From Napkin Sketch to Metal Ceiling System
Ceiling Trellis Plays Center Court
Following completion of a $20 million revitalization, visitors to Westfield Santa Anita Mall in Arcadia, Calif., now have an opportunity to relax in a sophisticated Center Court that serves as a meeting place for the entire mall.
When designing the space, Westfield Design & Construction, of Century City, Calif., envisioned a new living room or lounge environment that would attract visitors to the 41,500 square foot space.
“We wanted the Center Court to be the new central meeting place—or living room—for the property,” says Lead Architect John Reistetter. “To accomplish this, we had to break down the volume of the space.”
Reistetter desired an architectural element that would reduce the scale of the exposed 80-foot ceiling and define the Center Court as a unique space. “We needed a second ceiling layer—something that would bring the ceiling closer to the floor—while allowing transparency to the clerestory windows in the existing ceiling,” he explains.
The design concept the architect developed called for a ceiling treatment that resembled an open white trellis. “The trellis concept came in as a filtering element,” adds Consulting Architect Bob Mahlebashian. “Something that would filter what’s above from what’s below.”
The design team created a prototype of one of the slats and hired Specialty Ceiling Contractor Martin Integrated Systems of Orange, Calif., to design and install a ceiling system that would realize their design vision.
While the initial design concept called for the ceiling trellis to be made from wood, the contractor recommended that it be made from metal instead. “I suggested they use lightweight metal because it is easier to handle and seismically safe,” says Marty Hovivian, president of Martin Integrated Systems.
Using a cocktail napkin, Hovivian drew a sketch of a metal ceiling system that would help Westfield achieve its design objective. “The metal panels were smaller and closer together (than the original concept),” explains Hovivian, “but it was similar to what they were looking for and they agreed to it.”
Designing the Ceiling Trellis
Collaborating with the You Inspire Solutions Center at Armstrong Ceiling and Wall Solutions, the contractor was able to specify a custom metal ceiling system that met the criteria for the trellis design.
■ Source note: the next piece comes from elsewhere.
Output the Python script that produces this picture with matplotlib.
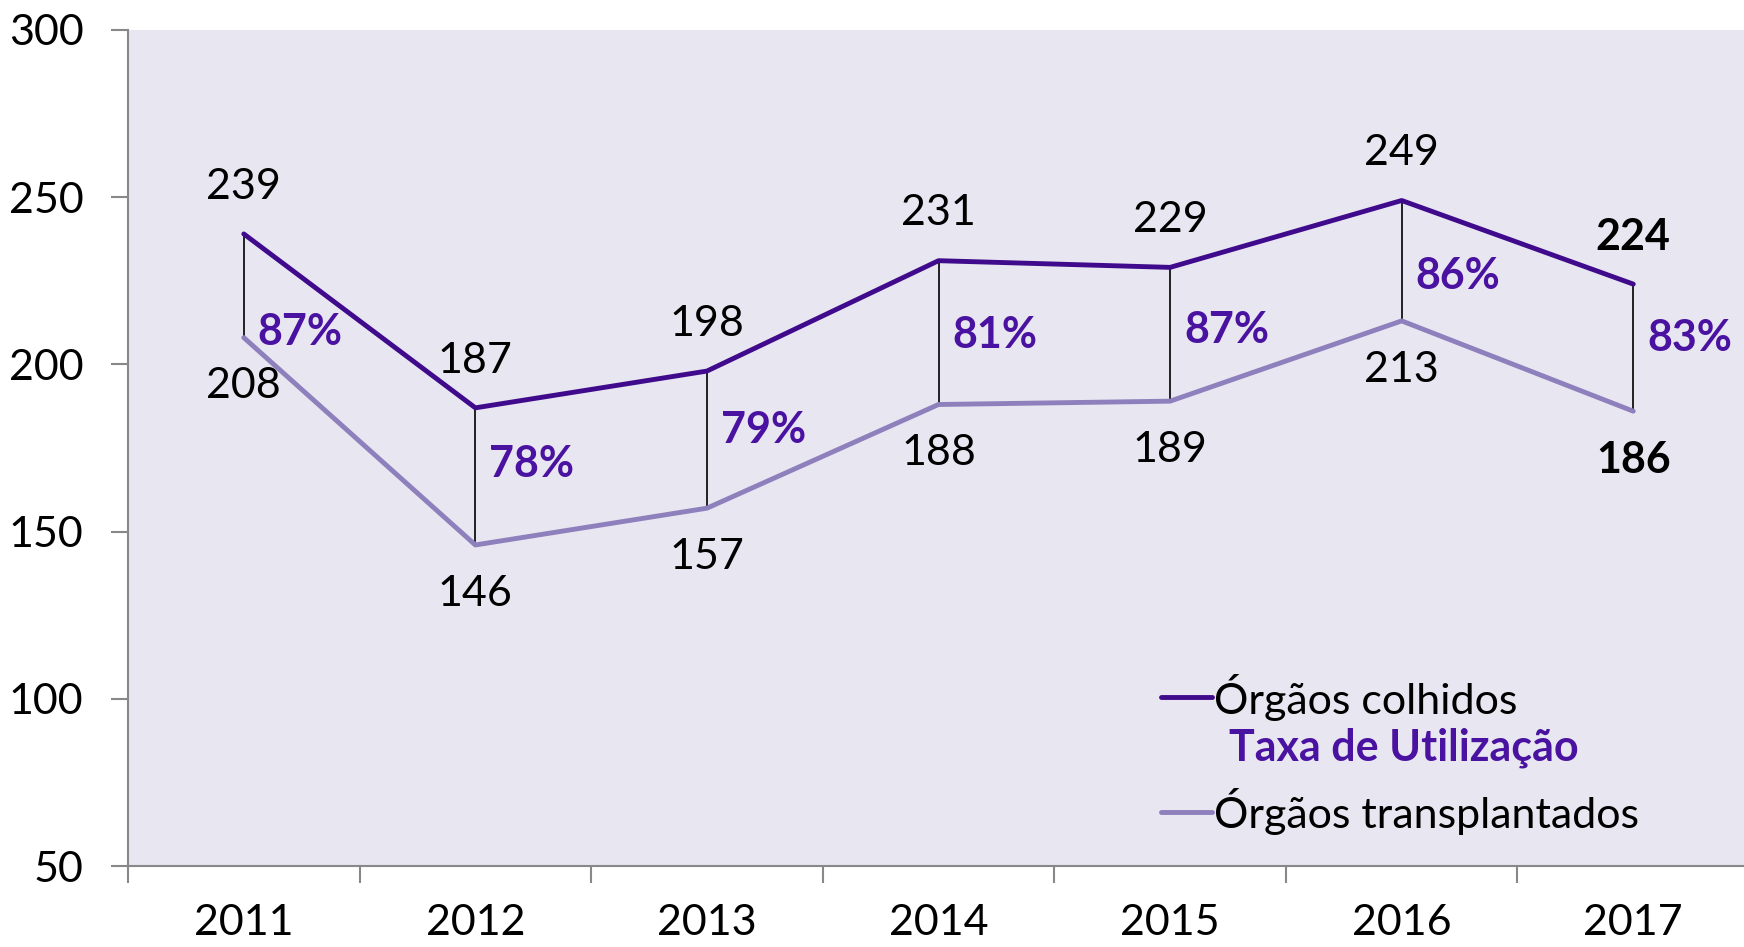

The You Inspire Solutions Center is a complimentary service offered to architects, designers and contractors to help them bring one-of-a-kind ideas like the ceiling trellis to life. After reviewing the renderings and initial sketches, the You Inspire team realized that some existing custom systems could be modified to create the parts and pieces needed to meet the design intent of the architect.
The result was a custom MetalWorks Baffle ceiling system installed in two runs on each side of the Center Court. Each run of the white aluminum panels is roughly 226 feet long and 26 feet wide. The panels are 12 inches high and 23/8 inches deep with 3-foot vertical returns at each end. They are installed approximately 16 inches apart on center at a height 45 feet above the floor.
“What was built there was never built before,” says Hovivian. “These parts were all custom factory-finished, which is difficult for a fabricator to do. We gave Armstrong Ceilings the dimensions and locations for each of the panels and they took the drawing and fabricated them according to our specifications.”
After seeing a mockup demonstrating how the metal panels would fit around the vertical concrete columns in the Center Court, Westfield gave Martin Integrated Systems permission to move forward with the ceiling installation.
Meeting the Seismic Requirements
Before installing the panels, the ceiling contractor designed a drywall suspension system that complied with the load carrying and seismic requirements for the area. “We had to build vertical faces out of the drywall grid and brace them to control movement of the panels,” explains Hovivian. “During an earthquake, the ceiling moves left to right. The vertical face provides the seismic control needed to keep the panels from breaking free during seismic activity.”
The custom clips provided to attach the blades to the suspension system also had to be tested to make sure they could withstand a seismic event. “You don’t want the whole thing shaking from the ceiling and falling down,” he says. “The whole ceiling system has to work together to meet the seismic requirements.”
Installing the ceiling above the storefronts presented the contractor with another challenge. “We weren’t allowed to scaffold the stores because we weren’t permitted to do anything that would disrupt business,” says Hovivian whose crew worked the overnight shift to avoid making noise during the day. “We had to use knuckle booms to get the crew and the materials over to the other side of the scaffold so they could install the ceiling above the stores.”
From Napkin Sketch to Complete Installation
Working on a tight deadline, Martin Integrated Systems completed the ceiling installation within six months from seeing the initial rendering. “What was unique about this job was that it started with a sketch I made on a cocktail napkin,” says Hovivian. “We actually executed and built something from a napkin drawing to simulate what the owner wanted in an incredibly short period of time. We went from napkin sketch to a complete install in six months.”
The Westfield design team was pleased with the result, describing the ceiling treatment as one of the most successful elements of the overall project. “The white Baffle ceiling system aesthetically defines the way we wanted the space to appear,” says Reistetter. “It breaks down the overall volume of the Center Court while allowing illumination from the clerestory windows and providing contrast to the darkly-painted existing ceiling. It creates an ambience and makes the space feel more intimate.”